Sedgwick started thinking about this work while he was an undergraduate and became active in the neurodiversity rights movement, a political movement that asserts there are all kinds of different brains and none of them are inherently bad. He became aware of the criticisms about special education and especially applied behavior analysis, the “gold standard” for segregated classrooms for students with significant support needs.

Sedgwick then earned an MFA in Social Documentation from the University of California Santa Cruz, where his thesis was an ethnographic film about autistic culture’s perspective on applied behavior analysis. That film, People Like Me, won the David L. Wolper Student Documentary Award from the 2020 International Documentary Association Awards.

The application of his art to the field of new media fuels Sedgwick’s desire to demand that society responds better to the needs of disabled kids. Youth with intellectual and/or developmental disabilities, he said, can leverage new media literacy skills to engage with academic content and the world around them.

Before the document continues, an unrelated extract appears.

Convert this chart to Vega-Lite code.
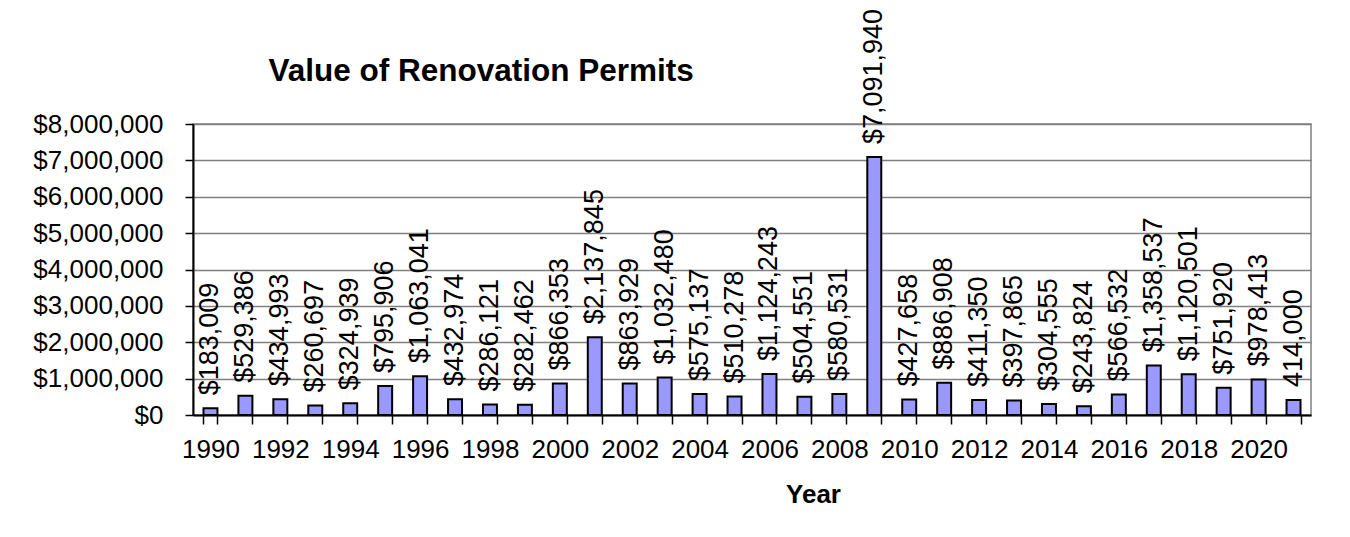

Sedgwick is translating this work through the learning sciences, which, he said, welcomes discussions of equity and power within learning environments. Outside of UIC, Sedgwick noted, there are very few universities in the country that have Ph.D.-level coursework in disability studies. LSRI attracted him with its disciplinary specialization and the availability of Ph.D.-level disability studies coursework through UIC’s Disability and Human Development department.

Sedgwick applied for and received a 2021 Microsoft Research Ada Lovelace Fellowship, which promotes the value of diversity in computing by providing funding for doctoral students who are underrepresented in the field of computing. With his fellowship and his Ph.D. studies, Sedgwick said he thinks he’s in an optimal position to contribute to the field about greater representation for disabled people in civic life.

“If my research can contribute to more young voices being heard by teachers and schools, then those youth will have access to more and better academic opportunities,” he said. “Then they will be better positioned to demand their rights be respected in areas where they’ve been summarily omitted.”